## Begin
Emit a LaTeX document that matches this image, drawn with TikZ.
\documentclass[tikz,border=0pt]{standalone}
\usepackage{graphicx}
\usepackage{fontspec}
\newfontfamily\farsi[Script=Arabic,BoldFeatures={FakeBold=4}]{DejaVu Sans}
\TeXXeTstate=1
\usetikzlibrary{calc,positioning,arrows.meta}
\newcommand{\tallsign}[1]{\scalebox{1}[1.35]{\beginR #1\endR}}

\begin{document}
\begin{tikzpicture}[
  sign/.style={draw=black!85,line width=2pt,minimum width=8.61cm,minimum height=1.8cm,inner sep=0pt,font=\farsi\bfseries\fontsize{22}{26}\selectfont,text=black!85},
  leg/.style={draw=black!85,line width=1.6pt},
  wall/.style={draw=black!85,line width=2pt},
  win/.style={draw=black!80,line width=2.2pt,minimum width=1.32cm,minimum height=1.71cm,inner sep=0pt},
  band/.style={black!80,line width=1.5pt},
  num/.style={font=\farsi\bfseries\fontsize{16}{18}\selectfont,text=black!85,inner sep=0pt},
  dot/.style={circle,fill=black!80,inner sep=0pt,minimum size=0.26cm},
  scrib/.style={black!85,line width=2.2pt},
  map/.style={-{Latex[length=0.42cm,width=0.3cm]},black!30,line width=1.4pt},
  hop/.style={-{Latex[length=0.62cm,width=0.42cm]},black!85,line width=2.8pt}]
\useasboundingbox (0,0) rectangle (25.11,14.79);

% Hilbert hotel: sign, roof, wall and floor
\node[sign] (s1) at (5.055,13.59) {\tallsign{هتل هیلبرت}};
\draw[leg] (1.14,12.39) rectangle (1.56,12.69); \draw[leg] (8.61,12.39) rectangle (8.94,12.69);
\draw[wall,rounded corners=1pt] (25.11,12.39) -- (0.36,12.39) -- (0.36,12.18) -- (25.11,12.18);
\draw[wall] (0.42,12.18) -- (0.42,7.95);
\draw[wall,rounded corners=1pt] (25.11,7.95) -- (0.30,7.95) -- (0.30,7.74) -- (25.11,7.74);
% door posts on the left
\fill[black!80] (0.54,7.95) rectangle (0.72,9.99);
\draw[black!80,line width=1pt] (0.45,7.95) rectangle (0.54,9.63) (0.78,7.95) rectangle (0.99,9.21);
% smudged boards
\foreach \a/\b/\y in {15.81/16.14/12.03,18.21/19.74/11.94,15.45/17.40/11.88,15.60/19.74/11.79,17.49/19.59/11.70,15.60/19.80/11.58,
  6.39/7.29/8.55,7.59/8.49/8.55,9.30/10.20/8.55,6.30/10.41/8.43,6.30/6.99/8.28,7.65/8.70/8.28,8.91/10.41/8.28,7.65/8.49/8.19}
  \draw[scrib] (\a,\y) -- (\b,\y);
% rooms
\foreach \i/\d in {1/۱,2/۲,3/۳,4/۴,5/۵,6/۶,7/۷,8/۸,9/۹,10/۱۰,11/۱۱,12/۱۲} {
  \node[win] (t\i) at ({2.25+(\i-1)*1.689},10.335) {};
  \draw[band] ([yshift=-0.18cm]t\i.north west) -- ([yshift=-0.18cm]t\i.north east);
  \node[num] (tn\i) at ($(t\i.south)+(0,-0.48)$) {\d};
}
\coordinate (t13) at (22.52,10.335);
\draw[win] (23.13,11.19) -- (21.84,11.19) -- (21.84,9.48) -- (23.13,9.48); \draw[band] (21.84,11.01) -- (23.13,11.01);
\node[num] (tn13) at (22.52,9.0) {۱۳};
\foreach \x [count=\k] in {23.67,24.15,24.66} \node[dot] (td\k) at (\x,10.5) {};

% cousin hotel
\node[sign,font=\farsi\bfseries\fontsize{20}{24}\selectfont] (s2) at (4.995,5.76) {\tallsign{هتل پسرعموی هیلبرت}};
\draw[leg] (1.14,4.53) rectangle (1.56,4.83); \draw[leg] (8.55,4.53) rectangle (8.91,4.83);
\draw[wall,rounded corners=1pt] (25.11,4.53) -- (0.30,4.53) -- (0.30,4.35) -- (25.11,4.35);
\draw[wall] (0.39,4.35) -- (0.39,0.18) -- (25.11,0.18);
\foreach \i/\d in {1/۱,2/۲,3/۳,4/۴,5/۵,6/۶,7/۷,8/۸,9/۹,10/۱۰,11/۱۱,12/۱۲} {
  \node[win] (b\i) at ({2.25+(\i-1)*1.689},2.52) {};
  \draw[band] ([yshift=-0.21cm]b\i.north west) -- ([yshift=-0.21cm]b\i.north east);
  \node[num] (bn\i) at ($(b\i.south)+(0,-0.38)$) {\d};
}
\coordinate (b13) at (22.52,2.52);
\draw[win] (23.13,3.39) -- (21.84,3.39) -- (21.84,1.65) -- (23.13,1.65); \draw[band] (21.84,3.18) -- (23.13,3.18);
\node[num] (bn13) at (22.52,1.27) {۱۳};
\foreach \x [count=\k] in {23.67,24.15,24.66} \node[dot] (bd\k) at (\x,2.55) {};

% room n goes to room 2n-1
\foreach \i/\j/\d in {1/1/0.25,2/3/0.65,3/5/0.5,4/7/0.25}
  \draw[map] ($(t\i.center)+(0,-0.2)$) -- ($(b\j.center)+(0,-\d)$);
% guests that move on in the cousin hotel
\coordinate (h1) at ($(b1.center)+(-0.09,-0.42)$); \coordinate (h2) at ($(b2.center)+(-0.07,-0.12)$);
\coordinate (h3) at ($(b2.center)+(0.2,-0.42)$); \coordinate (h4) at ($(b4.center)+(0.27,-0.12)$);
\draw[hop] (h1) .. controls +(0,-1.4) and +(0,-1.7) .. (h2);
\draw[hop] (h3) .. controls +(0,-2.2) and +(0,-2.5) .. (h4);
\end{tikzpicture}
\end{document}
## End
Stated problem: Copy out the whole listing, exactly as written.

Reply:
Emit a LaTeX document that matches this image, drawn with TikZ.
\documentclass[tikz,border=0pt]{standalone}
\usepackage{graphicx}
\usepackage{fontspec}
\newfontfamily\farsi[Script=Arabic,BoldFeatures={FakeBold=4}]{DejaVu Sans}
\TeXXeTstate=1
\usetikzlibrary{calc,positioning,arrows.meta}
\newcommand{\tallsign}[1]{\scalebox{1}[1.35]{\beginR #1\endR}}

\begin{document}
\begin{tikzpicture}[
  sign/.style={draw=black!85,line width=2pt,minimum width=8.61cm,minimum height=1.8cm,inner sep=0pt,font=\farsi\bfseries\fontsize{22}{26}\selectfont,text=black!85},
  leg/.style={draw=black!85,line width=1.6pt},
  wall/.style={draw=black!85,line width=2pt},
  win/.style={draw=black!80,line width=2.2pt,minimum width=1.32cm,minimum height=1.71cm,inner sep=0pt},
  band/.style={black!80,line width=1.5pt},
  num/.style={font=\farsi\bfseries\fontsize{16}{18}\selectfont,text=black!85,inner sep=0pt},
  dot/.style={circle,fill=black!80,inner sep=0pt,minimum size=0.26cm},
  scrib/.style={black!85,line width=2.2pt},
  map/.style={-{Latex[length=0.42cm,width=0.3cm]},black!30,line width=1.4pt},
  hop/.style={-{Latex[length=0.62cm,width=0.42cm]},black!85,line width=2.8pt}]
\useasboundingbox (0,0) rectangle (25.11,14.79);

% Hilbert hotel: sign, roof, wall and floor
\node[sign] (s1) at (5.055,13.59) {\tallsign{هتل هیلبرت}};
\draw[leg] (1.14,12.39) rectangle (1.56,12.69); \draw[leg] (8.61,12.39) rectangle (8.94,12.69);
\draw[wall,rounded corners=1pt] (25.11,12.39) -- (0.36,12.39) -- (0.36,12.18) -- (25.11,12.18);
\draw[wall] (0.42,12.18) -- (0.42,7.95);
\draw[wall,rounded corners=1pt] (25.11,7.95) -- (0.30,7.95) -- (0.30,7.74) -- (25.11,7.74);
% door posts on the left
\fill[black!80] (0.54,7.95) rectangle (0.72,9.99);
\draw[black!80,line width=1pt] (0.45,7.95) rectangle (0.54,9.63) (0.78,7.95) rectangle (0.99,9.21);
% smudged boards
\foreach \a/\b/\y in {15.81/16.14/12.03,18.21/19.74/11.94,15.45/17.40/11.88,15.60/19.74/11.79,17.49/19.59/11.70,15.60/19.80/11.58,
  6.39/7.29/8.55,7.59/8.49/8.55,9.30/10.20/8.55,6.30/10.41/8.43,6.30/6.99/8.28,7.65/8.70/8.28,8.91/10.41/8.28,7.65/8.49/8.19}
  \draw[scrib] (\a,\y) -- (\b,\y);
% rooms
\foreach \i/\d in {1/۱,2/۲,3/۳,4/۴,5/۵,6/۶,7/۷,8/۸,9/۹,10/۱۰,11/۱۱,12/۱۲} {
  \node[win] (t\i) at ({2.25+(\i-1)*1.689},10.335) {};
  \draw[band] ([yshift=-0.18cm]t\i.north west) -- ([yshift=-0.18cm]t\i.north east);
  \node[num] (tn\i) at ($(t\i.south)+(0,-0.48)$) {\d};
}
\coordinate (t13) at (22.52,10.335);
\draw[win] (23.13,11.19) -- (21.84,11.19) -- (21.84,9.48) -- (23.13,9.48); \draw[band] (21.84,11.01) -- (23.13,11.01);
\node[num] (tn13) at (22.52,9.0) {۱۳};
\foreach \x [count=\k] in {23.67,24.15,24.66} \node[dot] (td\k) at (\x,10.5) {};

% cousin hotel
\node[sign,font=\farsi\bfseries\fontsize{20}{24}\selectfont] (s2) at (4.995,5.76) {\tallsign{هتل پسرعموی هیلبرت}};
\draw[leg] (1.14,4.53) rectangle (1.56,4.83); \draw[leg] (8.55,4.53) rectangle (8.91,4.83);
\draw[wall,rounded corners=1pt] (25.11,4.53) -- (0.30,4.53) -- (0.30,4.35) -- (25.11,4.35);
\draw[wall] (0.39,4.35) -- (0.39,0.18) -- (25.11,0.18);
\foreach \i/\d in {1/۱,2/۲,3/۳,4/۴,5/۵,6/۶,7/۷,8/۸,9/۹,10/۱۰,11/۱۱,12/۱۲} {
  \node[win] (b\i) at ({2.25+(\i-1)*1.689},2.52) {};
  \draw[band] ([yshift=-0.21cm]b\i.north west) -- ([yshift=-0.21cm]b\i.north east);
  \node[num] (bn\i) at ($(b\i.south)+(0,-0.38)$) {\d};
}
\coordinate (b13) at (22.52,2.52);
\draw[win] (23.13,3.39) -- (21.84,3.39) -- (21.84,1.65) -- (23.13,1.65); \draw[band] (21.84,3.18) -- (23.13,3.18);
\node[num] (bn13) at (22.52,1.27) {۱۳};
\foreach \x [count=\k] in {23.67,24.15,24.66} \node[dot] (bd\k) at (\x,2.55) {};

% room n goes to room 2n-1
\foreach \i/\j/\d in {1/1/0.25,2/3/0.65,3/5/0.5,4/7/0.25}
  \draw[map] ($(t\i.center)+(0,-0.2)$) -- ($(b\j.center)+(0,-\d)$);
% guests that move on in the cousin hotel
\coordinate (h1) at ($(b1.center)+(-0.09,-0.42)$); \coordinate (h2) at ($(b2.center)+(-0.07,-0.12)$);
\coordinate (h3) at ($(b2.center)+(0.2,-0.42)$); \coordinate (h4) at ($(b4.center)+(0.27,-0.12)$);
\draw[hop] (h1) .. controls +(0,-1.4) and +(0,-1.7) .. (h2);
\draw[hop] (h3) .. controls +(0,-2.2) and +(0,-2.5) .. (h4);
\end{tikzpicture}
\end{document}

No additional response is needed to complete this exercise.